= Patrizia Taddei =

Artist

Patrizia Taddei (born 1948) is an Italian-born artist in San Marino. After drawing attention in the early 1970s for her conceptual work, Taddei became known for her painting and sculpture. She has repeatedly represented the microstate of San Marino at the Venice Biennale.

== Biography ==
Patrizia Taddei was born in 1948 in Montescudo, a commune in the Italian province of Rimini. As a teenager, she attended an arts high school in Ancona. Then, beginning in 1969, she studied at the Accademia di Belle Arti di Urbino. She eventually settled in the microstate of San Marino, where she lives and works in Faetano.
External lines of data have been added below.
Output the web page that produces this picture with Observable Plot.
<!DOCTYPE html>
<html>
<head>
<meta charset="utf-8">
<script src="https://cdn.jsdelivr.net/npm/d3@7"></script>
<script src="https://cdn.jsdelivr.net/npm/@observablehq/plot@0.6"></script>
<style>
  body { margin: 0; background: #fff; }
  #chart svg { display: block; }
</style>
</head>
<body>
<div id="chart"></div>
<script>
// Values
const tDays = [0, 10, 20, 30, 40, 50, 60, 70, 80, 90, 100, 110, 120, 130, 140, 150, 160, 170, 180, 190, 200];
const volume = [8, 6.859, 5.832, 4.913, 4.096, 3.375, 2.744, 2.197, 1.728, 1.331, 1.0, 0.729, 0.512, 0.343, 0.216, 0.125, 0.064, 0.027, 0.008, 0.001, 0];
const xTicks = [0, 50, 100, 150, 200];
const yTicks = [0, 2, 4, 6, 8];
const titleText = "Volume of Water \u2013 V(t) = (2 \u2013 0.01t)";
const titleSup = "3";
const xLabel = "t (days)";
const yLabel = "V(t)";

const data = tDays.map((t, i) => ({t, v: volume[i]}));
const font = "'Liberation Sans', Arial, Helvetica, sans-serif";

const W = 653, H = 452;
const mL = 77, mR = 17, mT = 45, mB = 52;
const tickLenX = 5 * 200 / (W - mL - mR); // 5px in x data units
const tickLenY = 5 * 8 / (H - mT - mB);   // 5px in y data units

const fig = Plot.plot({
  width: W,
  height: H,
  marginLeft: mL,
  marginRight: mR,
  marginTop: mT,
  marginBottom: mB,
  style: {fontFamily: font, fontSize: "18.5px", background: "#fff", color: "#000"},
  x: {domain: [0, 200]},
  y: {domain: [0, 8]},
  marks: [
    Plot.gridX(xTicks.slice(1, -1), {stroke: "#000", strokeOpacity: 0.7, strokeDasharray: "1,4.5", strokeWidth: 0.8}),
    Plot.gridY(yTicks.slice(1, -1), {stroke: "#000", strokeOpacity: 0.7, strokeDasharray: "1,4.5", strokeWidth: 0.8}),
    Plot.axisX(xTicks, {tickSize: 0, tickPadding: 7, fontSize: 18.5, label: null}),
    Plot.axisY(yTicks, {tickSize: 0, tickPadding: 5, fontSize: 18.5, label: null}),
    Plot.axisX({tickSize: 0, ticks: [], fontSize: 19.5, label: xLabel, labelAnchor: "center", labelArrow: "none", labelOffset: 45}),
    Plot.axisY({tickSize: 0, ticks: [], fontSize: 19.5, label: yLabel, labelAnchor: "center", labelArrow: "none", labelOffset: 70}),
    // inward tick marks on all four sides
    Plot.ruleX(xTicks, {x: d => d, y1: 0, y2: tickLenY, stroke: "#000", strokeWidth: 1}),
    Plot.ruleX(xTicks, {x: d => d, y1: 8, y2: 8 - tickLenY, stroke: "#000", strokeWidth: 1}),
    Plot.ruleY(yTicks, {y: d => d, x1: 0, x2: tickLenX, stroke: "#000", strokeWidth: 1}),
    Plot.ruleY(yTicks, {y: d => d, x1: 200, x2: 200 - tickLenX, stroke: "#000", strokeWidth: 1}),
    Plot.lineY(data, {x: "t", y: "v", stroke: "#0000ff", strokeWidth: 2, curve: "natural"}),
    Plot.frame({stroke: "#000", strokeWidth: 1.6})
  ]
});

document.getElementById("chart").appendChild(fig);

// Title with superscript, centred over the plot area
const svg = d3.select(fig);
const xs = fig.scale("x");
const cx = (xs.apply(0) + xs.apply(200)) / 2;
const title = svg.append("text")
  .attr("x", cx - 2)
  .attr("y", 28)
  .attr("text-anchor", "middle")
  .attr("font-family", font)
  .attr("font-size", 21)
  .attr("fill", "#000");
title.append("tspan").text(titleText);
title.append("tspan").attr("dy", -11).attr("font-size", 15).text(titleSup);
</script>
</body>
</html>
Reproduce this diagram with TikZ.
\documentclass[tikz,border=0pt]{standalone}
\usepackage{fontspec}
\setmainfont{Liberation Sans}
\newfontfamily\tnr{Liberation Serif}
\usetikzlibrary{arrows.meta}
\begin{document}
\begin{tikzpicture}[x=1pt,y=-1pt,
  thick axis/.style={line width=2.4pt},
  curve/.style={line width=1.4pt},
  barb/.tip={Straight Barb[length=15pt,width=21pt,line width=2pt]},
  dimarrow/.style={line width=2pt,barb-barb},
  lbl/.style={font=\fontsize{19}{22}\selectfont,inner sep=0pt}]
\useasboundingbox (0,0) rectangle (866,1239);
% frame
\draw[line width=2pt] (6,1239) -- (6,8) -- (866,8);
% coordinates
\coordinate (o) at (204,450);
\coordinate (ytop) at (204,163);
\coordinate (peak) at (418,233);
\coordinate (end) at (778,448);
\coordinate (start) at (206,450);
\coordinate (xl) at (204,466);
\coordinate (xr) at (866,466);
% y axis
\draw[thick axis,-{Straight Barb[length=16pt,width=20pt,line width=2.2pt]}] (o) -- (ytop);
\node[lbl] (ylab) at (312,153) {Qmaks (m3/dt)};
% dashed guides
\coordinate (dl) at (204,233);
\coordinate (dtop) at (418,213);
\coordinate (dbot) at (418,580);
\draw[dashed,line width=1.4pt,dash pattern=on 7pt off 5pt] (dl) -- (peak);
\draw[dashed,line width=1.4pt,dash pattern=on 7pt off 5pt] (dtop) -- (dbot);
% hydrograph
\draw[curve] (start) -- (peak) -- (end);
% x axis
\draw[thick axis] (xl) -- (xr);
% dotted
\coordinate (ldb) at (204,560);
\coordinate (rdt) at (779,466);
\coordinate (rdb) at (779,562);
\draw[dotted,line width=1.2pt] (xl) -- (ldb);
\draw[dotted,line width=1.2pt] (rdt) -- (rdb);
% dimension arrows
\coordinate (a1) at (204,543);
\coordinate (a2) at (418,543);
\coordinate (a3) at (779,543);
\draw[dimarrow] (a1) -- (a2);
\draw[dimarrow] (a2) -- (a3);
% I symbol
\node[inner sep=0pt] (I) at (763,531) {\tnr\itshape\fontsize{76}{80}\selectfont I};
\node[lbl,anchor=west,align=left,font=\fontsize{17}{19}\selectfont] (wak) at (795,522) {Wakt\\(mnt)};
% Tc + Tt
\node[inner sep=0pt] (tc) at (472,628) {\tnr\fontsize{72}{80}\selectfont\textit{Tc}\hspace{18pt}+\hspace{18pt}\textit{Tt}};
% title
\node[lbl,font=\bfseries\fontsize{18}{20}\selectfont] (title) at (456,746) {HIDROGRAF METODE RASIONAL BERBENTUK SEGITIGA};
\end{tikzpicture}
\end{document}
During her time at the Accademia di Belle Arti she became interested in the conceptual art movement, as well as Arte Povera. Between 1973 and 1974 (she produced a series of conceptual works, some of which were recorded through photographs, while others are only recorded in the memories of the artist and attendees. Subjects explored in this series included San Marino's unique experience as a microstate.
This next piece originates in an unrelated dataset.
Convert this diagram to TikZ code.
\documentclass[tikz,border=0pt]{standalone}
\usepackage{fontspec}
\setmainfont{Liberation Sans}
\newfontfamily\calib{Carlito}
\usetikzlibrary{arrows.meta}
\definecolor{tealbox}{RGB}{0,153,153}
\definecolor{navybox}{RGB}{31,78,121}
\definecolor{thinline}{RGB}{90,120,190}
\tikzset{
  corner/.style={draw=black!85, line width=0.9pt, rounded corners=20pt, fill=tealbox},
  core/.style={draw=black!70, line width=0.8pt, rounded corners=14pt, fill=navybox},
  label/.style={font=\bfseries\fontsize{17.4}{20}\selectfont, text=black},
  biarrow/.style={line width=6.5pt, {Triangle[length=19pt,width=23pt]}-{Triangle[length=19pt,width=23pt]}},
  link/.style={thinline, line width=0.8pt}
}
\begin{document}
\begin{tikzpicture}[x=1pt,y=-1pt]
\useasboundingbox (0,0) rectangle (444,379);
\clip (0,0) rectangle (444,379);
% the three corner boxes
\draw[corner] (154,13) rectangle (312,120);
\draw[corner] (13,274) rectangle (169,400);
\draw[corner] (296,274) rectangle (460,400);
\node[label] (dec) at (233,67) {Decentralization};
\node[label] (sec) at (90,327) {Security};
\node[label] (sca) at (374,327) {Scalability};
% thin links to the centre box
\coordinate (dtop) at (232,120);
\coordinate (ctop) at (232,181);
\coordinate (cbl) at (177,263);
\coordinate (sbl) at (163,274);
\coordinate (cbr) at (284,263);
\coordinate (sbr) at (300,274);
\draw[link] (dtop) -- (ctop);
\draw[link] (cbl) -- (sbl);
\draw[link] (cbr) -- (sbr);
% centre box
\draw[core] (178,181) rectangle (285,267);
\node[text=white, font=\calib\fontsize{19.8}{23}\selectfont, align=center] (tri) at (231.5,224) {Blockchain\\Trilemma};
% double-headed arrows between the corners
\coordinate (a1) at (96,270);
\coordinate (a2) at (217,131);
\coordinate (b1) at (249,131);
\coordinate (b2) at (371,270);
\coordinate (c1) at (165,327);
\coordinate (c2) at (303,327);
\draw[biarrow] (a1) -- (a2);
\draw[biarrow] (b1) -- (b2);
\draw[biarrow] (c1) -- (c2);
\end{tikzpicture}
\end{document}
In addition to these conceptual works, Taddei has primarily produced works of painting and sculpture. In the 1980s, she shifted to work that explores alchemy and astrology. Her work has also drawn on imagery from religion, mythology, and fairy tale.
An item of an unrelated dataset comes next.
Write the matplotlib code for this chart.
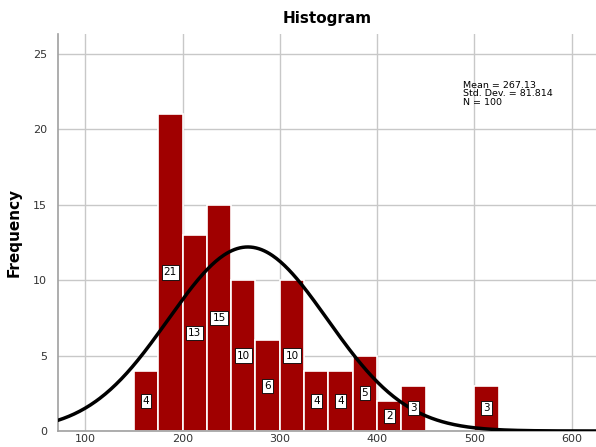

Alongside Marina Busignani Reffi, Walter Gasperoni, and Gilberto Giovagnoli, she is one of the San Marino artists whose work is represented in the San Marino National Gallery. The museum's permanent collection prominently features her 1973 conceptual work Andare via. Her work has also represented San Marino at the Venice Biennale on multiple occasions, most recently in 2017.